Sony 60" HD tv...composite cables look poor..got component cable and look pretty good.
get them on-line for around $8.00 with shipping..all work good.. don't spend a lot on these
cables...out
 
if your tv is 1080P, then there are 1080 lines vertical. the wii with 480i has 240 lines vertical. the tv must then spread the 240 lines over 1080. makes it look awful. the 480p spreads 480 lines over 1080. it still won't look great as good as other systems, but it
ll work. it also has much brighter colours etc.
 
the wii with 480i has 240 lines vertical.

Just thought I'd correct you here, although you aren't entirely wrong.

An interlaced image is drawn every other line in one scan, and then the opposite lines in the second scan.
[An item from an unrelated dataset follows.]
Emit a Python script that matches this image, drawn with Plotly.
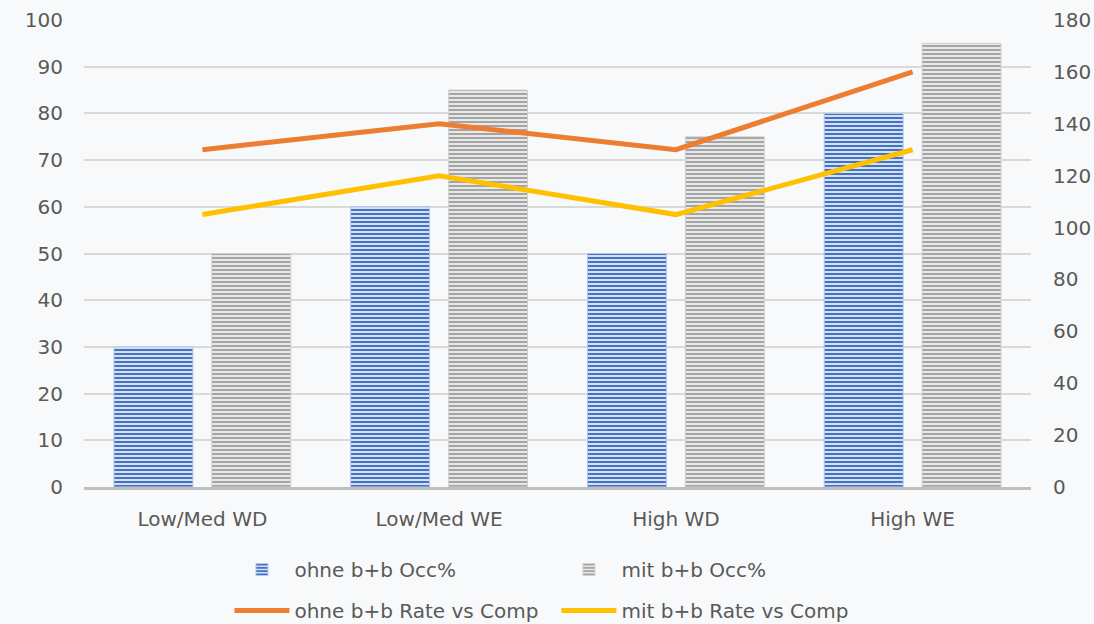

That is, the first scan draws lines 1, 3, 5, 7, etc., and then the second scan fills in the rest of the image by drawing lines 2, 4, 6, 8, etc. 480i and 480p both contain the same amount of scanlines (480), but interlaced draws every other one, then goes back and fills in the rest, while progressive draws every line one after the other.
 
if your tv is 1080P, then there are 1080 lines vertical. the wii with 480i has 240 lines vertical. the tv must then spread the 240 lines over 1080. makes it look awful...

You're right in practice but in theory it shouldn't matter. It depends on the hardware used to stretch the standard def signal. Good scaling algorithms will dither the image as it stretches it. A bad (but cheap) one will just assign each pixel to a larger range when scaling. The bad news is that even some high end televisions have lousy scalers. The good news is that a lot of stores can't be bothered to show high def video on their lower end high def televisions so you can usually see how bad standard def is going to look before you buy as long as you get the cheap stuff. Given the same size television, a standard def image should look no worse on a high def television but when push comes to shove TV manufacturers tend to cut that particular corner in their design.